Firstly, while the left-foot-forward Open Ward-like Guard so often depicted is not mentioned by Page, he does describe how raising the sword high, for example into a Hanging Guard, was sometimes “desgn’d only to give a Swing to your Arm.” This sequence of Page is reminiscent of Mathewson, and in fact effectively describes Swetnams “quarter” blow. This suggests the possibility that the illustrated positions with the sword foot back were merely used as transitionary positions, used “to give a Swing to your Arm” as you “compasses the blade about the head” and/or “Slip the Blow” by passing back, and not at static Guards.

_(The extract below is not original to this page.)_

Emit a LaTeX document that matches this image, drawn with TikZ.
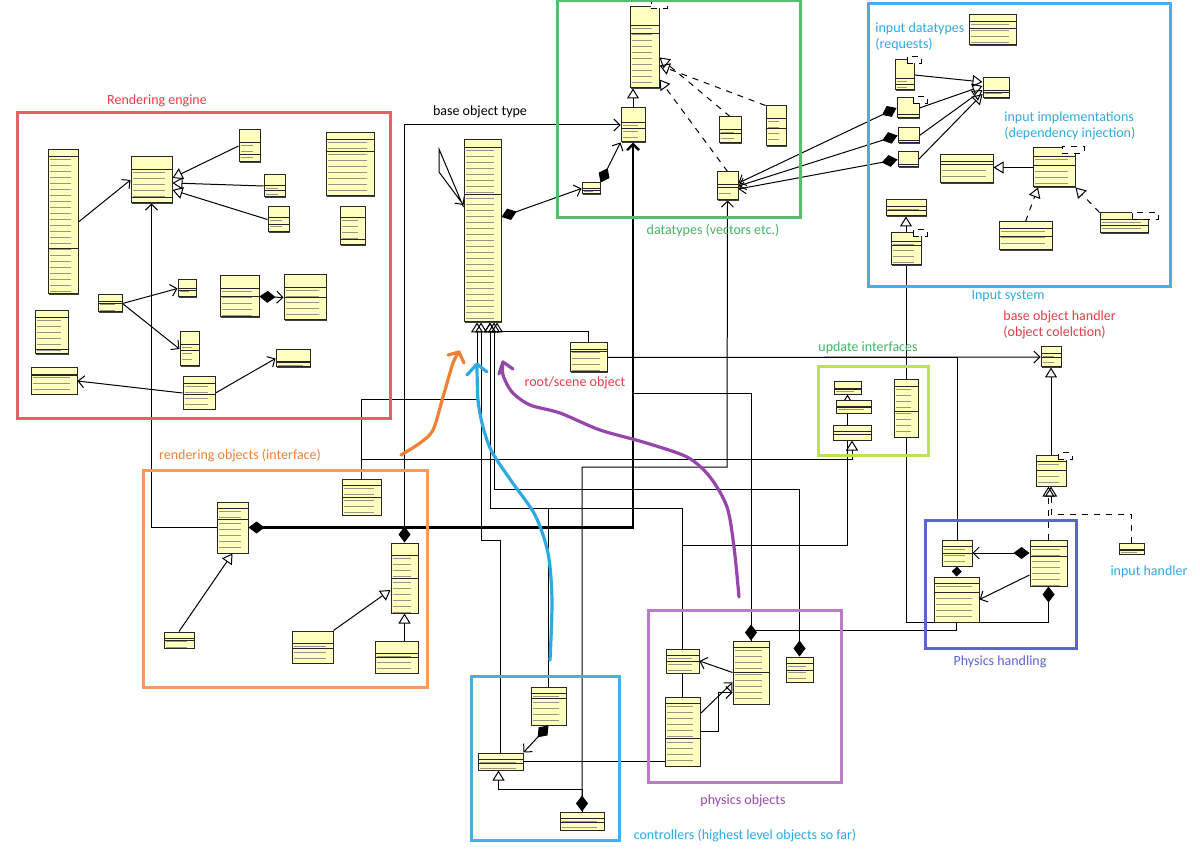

The second possibility is suggested by Page’s note that “In the Field of Battle and in promiscuous Combat…[the Highlander’s] Attack begins at all Times with a full Throw at the outside of the Sword Arm” and “The Highlander has nothing regular in Field Attacks and generally chop Right down to an Outside; or with a swinging and low Inside.” This would seem to indicate left foot forward versions of the Outside Guard, akin to Open Ward and Zornhut, were restricted to battlefield combat, where they could make either of these attacks with equal ease. Given that the Highland custom was to duel only to first blood, while to cause bloody mayhem on the field of battle, this restriction of the use of blows on the pass may have been due to custom rather than utility, much as certain of the more lethal techniques were by custom omitted from the repertoire of English stage gladiators.

Finally, given the fragmented and warlike nature of clan society, it is certain that there existed many different schools and systems of swordsmanship throughout the Highlands. Assuming Page learned the fundumantals of a Highland swordplay from a Highlander, whoever taught Page may not have used the old left foot forward techniques, and Page does seem at pains to point out his is “the Method us’d be the modern Highlanders” and “the Principle destructive Methods of Wounding in Modern Use,” strongly suggesting the existence, perhaps contemporarily, of an “Ancient Use” as well.

Further, Page tells us that “there are many other artful Throws which safely Cut the Adversary, yet not commonly known or taught by every Master…but have kept inviolably secret by the very few to whom they have been imparted; and are commonly called Finesses.” The ease with which Rob Roy disabled MacNeill of Barra indicated that not all clans were familiar with the “Finesses” of others, and any Gael is more than likely to have kept his most effective techniques secret from interloping English soldiers. Page seems inordinately proud of revealing "Gorman's Throw" (Gorman being a Gaelic name, BTW), so it is entirely possible that Page was simply not privy to the Highlanders’ use of the "Open Ward" like High Guard or passing footwork.